The Ostrý Kameň estate was ultimately split at the end of the 18th century due to more marriages, feuds and other transactions. In the end it became property of the Pálffy family who transferred the seat of the estate to Morvaszentjános. As no one was interested in the restoration of the castle which was already damaged during the Rákóczi's War of Independence, the castle slowly started to fall into decay.
It was also the time when Buková and surroundings suffered from passing armies on the trade road as well as local robbers. Robbery flourished especially in the first half of the 18th century with one of the legendary robbers being Hrajnoha.

==Architecture==
The original castle was actually a small fortress situated in the northern part of the castle area. It was located in the topmost spot of the rock ridge and was protected by steep precipices from which it obtained its later name Sharp Stone.

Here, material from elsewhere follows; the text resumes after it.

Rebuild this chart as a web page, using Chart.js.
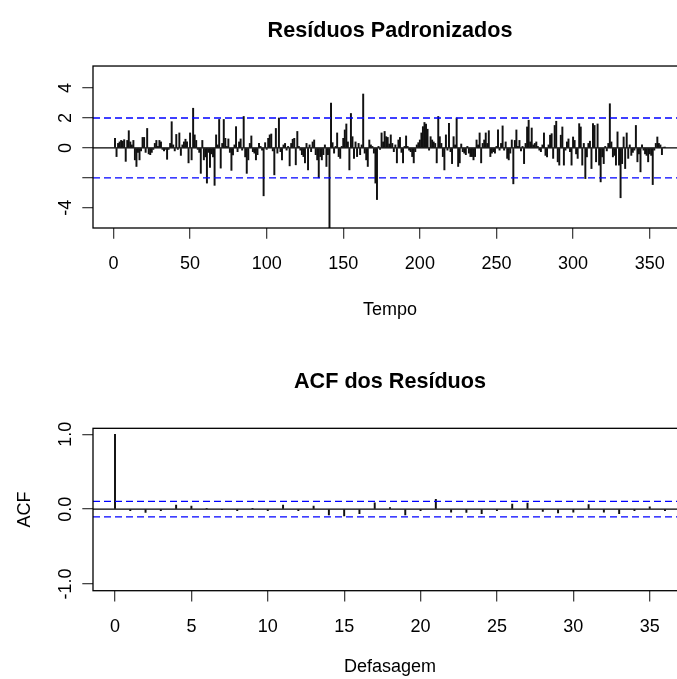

An oblong building joined with a prismatic tower with an entrance gate formed the original fortress. Gradually a forecastle with auxiliary buildings and a water cistern were added to the castle. At the turn of the 15th to the 16th century the safety of the castle was increased by building a bulky fortress in the foreground, on the rock behind the moat. With the increasing risk of Ottoman raids the Ostrý Kameň castle was expanded with a second forecastle with a circular corner bastion. In the second half of the 16th century additional forecastles were added. Today only some fragments of walls of three bastions are left although there were also auxiliary buildings, residential buildings, storerooms, a bakery and a forge erected on the castle grounds.

==Flora==
The castle area and the rocks surrounding it are an important area for the occurrence of relict flora.